State-run power producer ESM accounts for approximately 70% of the total installed capacity. ESM owns two large coal-fired power plants, REK Bitola and Oslomej. Suvodol and Brod Gneotino are the largest mines, responsible for 98% of the total coal produced for electricity production.

Electricity produced by coal-fired power plants accounts for approximately 60% of the total domestic production.

Average electricity prices in North Macedonia are lower than the average price in the region.
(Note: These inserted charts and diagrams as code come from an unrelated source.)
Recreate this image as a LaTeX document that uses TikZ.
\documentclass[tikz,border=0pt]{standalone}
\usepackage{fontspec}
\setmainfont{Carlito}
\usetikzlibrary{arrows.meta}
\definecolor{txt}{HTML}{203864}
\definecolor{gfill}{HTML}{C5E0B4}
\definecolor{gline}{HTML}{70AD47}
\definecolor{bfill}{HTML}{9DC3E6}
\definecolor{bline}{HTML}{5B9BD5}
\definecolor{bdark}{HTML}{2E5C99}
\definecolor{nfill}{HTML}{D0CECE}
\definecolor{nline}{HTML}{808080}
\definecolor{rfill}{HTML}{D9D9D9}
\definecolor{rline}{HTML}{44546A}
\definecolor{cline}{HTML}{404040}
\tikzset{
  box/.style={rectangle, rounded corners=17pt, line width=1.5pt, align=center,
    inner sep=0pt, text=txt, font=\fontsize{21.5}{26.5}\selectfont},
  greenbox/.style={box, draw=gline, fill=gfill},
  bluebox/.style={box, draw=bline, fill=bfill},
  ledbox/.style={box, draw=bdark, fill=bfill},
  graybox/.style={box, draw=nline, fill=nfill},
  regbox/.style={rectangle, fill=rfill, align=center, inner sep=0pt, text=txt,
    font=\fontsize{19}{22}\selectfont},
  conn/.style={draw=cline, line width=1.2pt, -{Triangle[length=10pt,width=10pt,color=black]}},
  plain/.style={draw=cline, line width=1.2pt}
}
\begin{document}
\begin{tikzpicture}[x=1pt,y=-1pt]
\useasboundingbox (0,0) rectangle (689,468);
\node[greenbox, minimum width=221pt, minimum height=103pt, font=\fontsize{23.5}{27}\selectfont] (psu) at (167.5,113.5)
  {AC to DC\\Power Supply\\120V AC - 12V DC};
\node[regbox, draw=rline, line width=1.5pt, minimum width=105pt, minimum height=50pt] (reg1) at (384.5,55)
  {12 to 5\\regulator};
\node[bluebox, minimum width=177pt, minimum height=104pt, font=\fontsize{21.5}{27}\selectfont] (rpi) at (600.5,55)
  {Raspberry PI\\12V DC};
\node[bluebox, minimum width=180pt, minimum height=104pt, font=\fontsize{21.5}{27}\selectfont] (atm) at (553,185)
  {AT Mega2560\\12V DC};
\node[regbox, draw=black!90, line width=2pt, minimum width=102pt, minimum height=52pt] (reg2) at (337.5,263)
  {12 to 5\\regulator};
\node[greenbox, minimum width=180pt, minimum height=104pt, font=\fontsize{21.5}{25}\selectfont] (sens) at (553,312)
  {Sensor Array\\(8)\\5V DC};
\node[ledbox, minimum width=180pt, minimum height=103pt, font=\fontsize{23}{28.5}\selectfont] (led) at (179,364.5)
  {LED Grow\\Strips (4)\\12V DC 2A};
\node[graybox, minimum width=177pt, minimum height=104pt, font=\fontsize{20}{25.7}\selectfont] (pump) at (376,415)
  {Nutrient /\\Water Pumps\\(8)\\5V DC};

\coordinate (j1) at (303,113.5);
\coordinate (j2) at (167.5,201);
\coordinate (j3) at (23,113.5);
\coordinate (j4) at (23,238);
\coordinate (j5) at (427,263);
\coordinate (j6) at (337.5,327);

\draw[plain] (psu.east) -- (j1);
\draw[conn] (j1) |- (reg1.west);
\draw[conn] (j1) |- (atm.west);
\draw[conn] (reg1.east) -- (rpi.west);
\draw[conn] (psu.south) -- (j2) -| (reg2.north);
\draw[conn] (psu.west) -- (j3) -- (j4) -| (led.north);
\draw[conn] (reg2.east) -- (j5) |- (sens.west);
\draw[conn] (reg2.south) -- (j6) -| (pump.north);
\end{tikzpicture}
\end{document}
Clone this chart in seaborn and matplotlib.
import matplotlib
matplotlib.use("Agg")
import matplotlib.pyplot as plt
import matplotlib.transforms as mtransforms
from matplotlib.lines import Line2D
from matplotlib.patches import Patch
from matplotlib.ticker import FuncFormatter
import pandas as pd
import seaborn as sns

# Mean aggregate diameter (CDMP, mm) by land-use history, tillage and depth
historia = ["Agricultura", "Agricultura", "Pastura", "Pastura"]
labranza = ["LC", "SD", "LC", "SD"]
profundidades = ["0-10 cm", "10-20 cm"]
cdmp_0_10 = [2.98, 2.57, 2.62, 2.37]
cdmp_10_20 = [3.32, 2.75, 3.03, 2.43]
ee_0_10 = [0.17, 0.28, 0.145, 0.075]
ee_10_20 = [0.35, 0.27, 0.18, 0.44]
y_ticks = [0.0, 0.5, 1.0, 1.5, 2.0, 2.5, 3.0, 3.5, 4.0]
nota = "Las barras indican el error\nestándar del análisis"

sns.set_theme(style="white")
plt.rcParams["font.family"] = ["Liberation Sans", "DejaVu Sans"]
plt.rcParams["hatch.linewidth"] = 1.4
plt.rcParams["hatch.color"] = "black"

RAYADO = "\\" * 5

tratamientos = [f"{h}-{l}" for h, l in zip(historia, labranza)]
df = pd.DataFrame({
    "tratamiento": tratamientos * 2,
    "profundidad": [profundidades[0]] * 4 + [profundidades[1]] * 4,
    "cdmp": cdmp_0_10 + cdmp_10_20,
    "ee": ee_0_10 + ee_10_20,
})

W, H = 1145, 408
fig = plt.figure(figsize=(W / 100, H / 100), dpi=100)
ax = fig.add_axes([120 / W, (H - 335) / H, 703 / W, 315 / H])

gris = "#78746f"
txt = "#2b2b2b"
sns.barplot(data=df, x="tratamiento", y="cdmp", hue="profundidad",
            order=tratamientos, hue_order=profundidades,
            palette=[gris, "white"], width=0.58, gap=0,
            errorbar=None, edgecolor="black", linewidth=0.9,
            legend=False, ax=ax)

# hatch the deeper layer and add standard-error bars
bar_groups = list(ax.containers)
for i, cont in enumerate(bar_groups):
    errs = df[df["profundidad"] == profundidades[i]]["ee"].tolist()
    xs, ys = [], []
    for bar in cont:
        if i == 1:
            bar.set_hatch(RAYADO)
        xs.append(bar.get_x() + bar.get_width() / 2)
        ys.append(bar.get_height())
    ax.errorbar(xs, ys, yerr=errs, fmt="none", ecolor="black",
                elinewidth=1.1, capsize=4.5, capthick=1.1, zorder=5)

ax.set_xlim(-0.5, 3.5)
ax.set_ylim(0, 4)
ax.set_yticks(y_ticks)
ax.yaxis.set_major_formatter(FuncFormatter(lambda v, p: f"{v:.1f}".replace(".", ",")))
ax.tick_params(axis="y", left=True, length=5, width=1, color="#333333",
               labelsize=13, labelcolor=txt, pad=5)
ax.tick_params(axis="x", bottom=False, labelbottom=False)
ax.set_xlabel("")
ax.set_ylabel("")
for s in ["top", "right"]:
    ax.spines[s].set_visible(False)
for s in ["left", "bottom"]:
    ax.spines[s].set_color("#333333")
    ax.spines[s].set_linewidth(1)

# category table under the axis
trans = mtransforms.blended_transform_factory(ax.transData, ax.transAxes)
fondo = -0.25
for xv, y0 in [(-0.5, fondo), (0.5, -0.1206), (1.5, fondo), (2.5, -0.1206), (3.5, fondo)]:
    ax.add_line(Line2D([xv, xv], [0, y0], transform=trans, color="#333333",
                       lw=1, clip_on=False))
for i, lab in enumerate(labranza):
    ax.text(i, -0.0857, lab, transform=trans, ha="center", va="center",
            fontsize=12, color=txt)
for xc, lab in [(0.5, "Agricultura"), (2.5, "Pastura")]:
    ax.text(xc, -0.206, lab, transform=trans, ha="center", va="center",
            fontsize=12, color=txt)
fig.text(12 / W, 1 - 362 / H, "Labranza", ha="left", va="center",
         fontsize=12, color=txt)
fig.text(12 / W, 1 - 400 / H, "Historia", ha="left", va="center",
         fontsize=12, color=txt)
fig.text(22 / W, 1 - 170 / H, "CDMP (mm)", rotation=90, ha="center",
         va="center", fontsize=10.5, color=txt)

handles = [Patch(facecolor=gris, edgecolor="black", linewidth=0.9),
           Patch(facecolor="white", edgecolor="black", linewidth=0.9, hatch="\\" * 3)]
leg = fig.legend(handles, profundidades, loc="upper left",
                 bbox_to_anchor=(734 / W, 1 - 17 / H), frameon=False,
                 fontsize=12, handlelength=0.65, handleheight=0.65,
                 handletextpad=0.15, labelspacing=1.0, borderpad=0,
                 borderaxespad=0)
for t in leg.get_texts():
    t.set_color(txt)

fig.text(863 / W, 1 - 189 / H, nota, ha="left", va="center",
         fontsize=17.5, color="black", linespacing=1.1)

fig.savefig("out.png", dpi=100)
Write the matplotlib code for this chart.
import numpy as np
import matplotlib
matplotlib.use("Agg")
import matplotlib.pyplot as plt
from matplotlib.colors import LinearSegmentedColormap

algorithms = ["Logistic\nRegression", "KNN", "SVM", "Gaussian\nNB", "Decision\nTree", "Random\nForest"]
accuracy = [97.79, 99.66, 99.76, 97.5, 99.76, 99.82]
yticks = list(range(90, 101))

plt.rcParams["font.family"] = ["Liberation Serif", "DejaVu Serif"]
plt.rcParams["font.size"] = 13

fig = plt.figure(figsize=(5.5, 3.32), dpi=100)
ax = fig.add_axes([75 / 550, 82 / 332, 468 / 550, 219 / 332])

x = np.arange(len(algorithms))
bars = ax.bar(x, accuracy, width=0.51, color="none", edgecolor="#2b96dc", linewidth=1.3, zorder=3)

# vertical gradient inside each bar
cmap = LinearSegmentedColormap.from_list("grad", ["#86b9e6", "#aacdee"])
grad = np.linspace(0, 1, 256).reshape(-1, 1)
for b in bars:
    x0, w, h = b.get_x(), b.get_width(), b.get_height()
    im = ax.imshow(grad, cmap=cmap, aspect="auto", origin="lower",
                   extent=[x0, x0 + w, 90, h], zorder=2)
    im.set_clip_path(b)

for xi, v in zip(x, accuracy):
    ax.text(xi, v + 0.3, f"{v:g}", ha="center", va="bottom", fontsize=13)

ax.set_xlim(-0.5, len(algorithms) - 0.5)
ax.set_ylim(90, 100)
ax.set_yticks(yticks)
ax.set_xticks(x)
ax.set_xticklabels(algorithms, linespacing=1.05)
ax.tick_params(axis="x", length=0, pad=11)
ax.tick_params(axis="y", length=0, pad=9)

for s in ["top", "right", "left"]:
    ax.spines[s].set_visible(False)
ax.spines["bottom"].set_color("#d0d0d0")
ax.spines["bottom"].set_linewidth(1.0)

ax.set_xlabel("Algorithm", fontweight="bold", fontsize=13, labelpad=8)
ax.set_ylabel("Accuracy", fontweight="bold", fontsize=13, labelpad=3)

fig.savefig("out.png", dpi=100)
Market integration in the region is expected to reduce energy costs, which will lead to a reduction in the total electricity price.

Costs for natural gas in North Macedonia are higher than in the wider region, but market integration and diversification could bring them in line with the region.

ESM recently informed the Energy Community that it will start internal calculation of the carbon price, as the company prepares for the introduction of mandatory legislation which, in line with the global energy and climate trends, will impose higher prices for electricity produced from coal.

For ESM’s internal needs, the price of electricity produced by thermal power plants will be taken into account with an additional calculated price of carbon, which will show what the real price of electricity produced by coal is and how the price will look in future following the imposition of payment of the so-called carbon credits per tonne of CO2 emitted into the atmosphere by manufacturers.

The purpose of the internal calculation of the carbon price (which will not be included in the sale price), is for the company to have a realistic picture of the profitability of certain investments in new facilities or reconstructions of existing production plants, as well as to be an indicator in which direction the production portfolio should be developed based on the calculated prices.

 The Energy Community secretariat invited all power manufacturers in the Energy Community contracting parties to design and implement internal carbon pricing with its support, but so far only ESM has accepted. Montenegrin power utility Elektroprivreda Crne Gore (EPCG) is already in the carbon pricing system, introduced in 2020.